Don’t Travel to the Northern and Southern Region of Nigeria, the U.S. Warns Its Citizens

department of the state

The United States government has issued a security warning to their citizens late Wednesday night not to travel to some states in the northern and southern region of Nigeria due to a potential terrorist attack by the Islamist group, Boko Haram.

This warning became necessary considering the fact that the sect group have initiated another method of attacking innocent people by disguising themselves as Fulani herdsmen in order to cause mayhem. Recent attacks in Borno, Imo, Benue, Yobe, Adamawa, Enugu and Abuja by the Fulani herdsmen have called for serious security tightening.

Boko Haram’s affiliate ISIS, has overtaken regions of Iraq and Syria, but Boko Haram is apparently succeeding them as one of the world’s most deadly terrorist gangs. This is according to a report from the Global terrorism index for 2015, which states that Boko Haram succeeded in killing 6,644 people between 2014 and 2015, surpassing ISIS, who killed a total of 6,073 people.

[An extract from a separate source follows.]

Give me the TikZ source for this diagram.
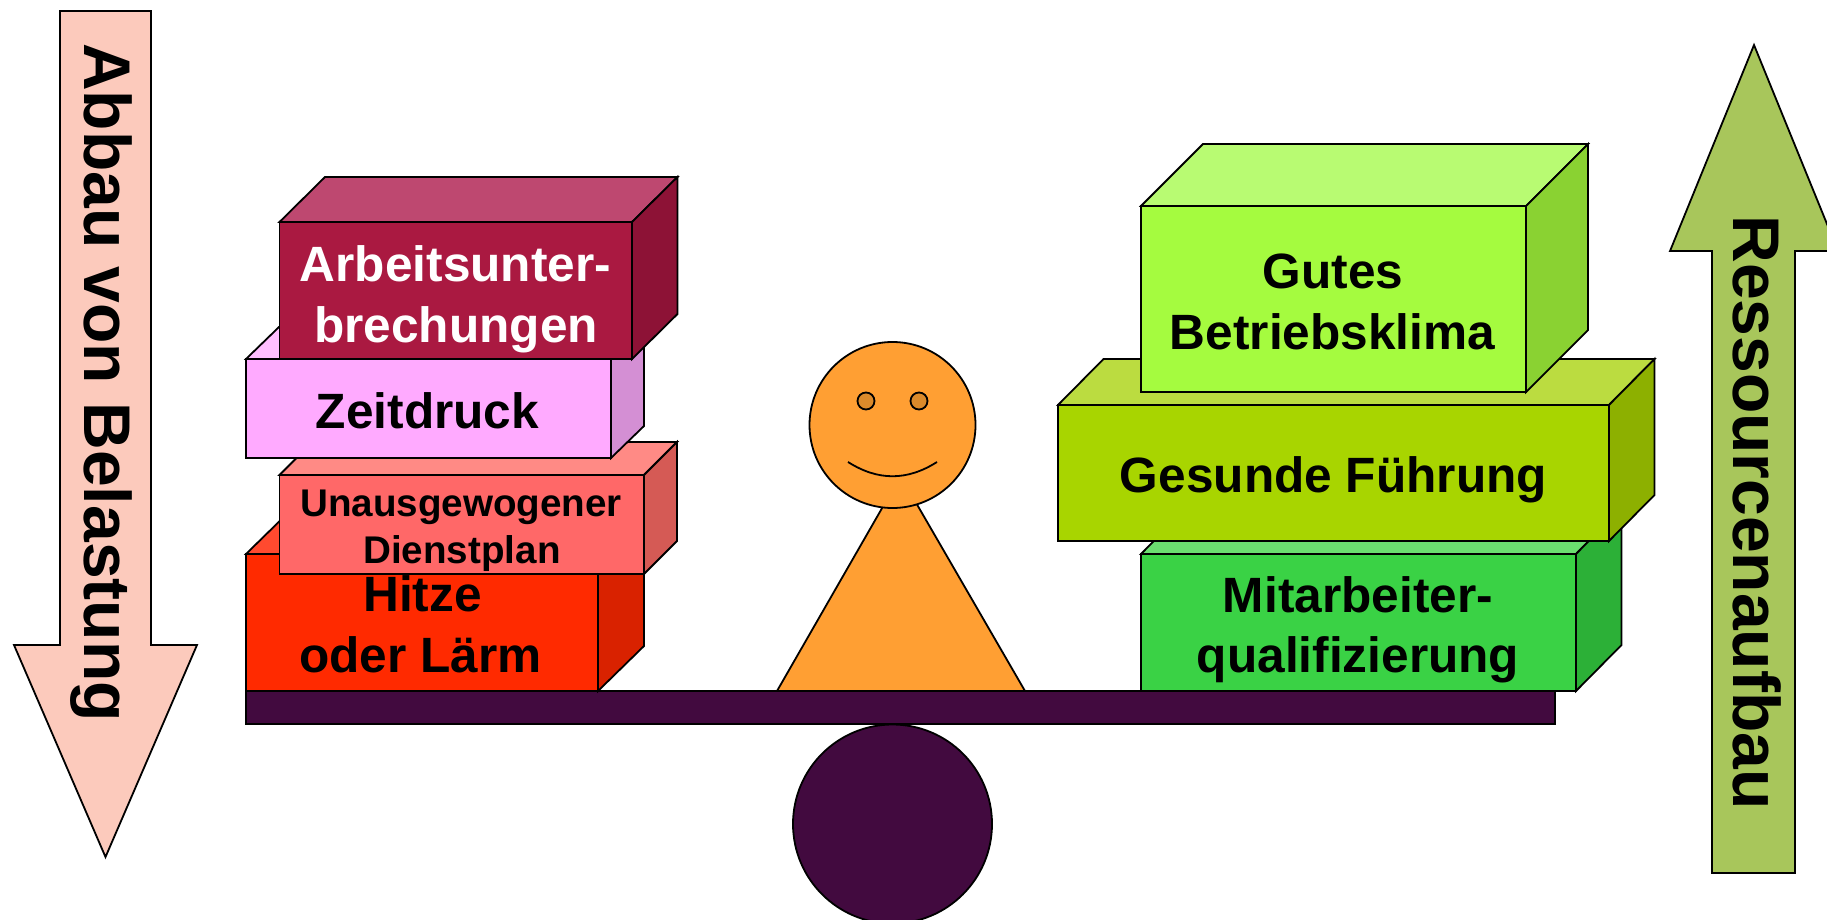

Boko Haram, whose name roughly translates to “western education is forbidden”, is based in Nigeria’s northeast region and is also active in Chad, Niger and northern Cameroon. The group had alleged links to Al Qaeda, but in March 2015, it announced its allegiance to ISIS. Since the current insurgency started in 2009, it has displaced about 2.9 million from their homes, the majority in Borno, Yobe and Adamawa states.

Despite the Department of State’s readiness to give adequate security to their citizens living in Nigeria, they also “recommend against all but essential travel to the aforementioned states due to the risk of kidnappings, robberies, and other armed attacks such as Bauchi, Bayelsa, Delta, Edo, Gombe, Imo, Jigawa, Kaduna, Kano, Katsina, Kebbi, Kogi, Niger, Plateau, Rivers, Sokoto, and Zamfara”.

“The Department also warns against travel in the Gulf of Guinea, because of the threat of piracy” the advisory published online added.

In addition, the U.S. advised its citizens to be security conscious and avoid visiting government facilities; churches, mosques, and other places of worship; locations where large crowds may gather, such as hotels, clubs, bars, restaurants, markets, shopping malls; and other areas frequented by expatriates and foreign travelers.

“Security measures in Nigeria remain heightened due to threats posed by extremist groups, and U.S. citizens may encounter police and military checkpoints, additional security, and possible road blocks throughout the country.

It added that based on safety and security risk assessments, the embassy maintains restrictions for travel by U.S. officials to the states listed above; officials must receive advance clearance by the U.S. Mission for any travel to those states.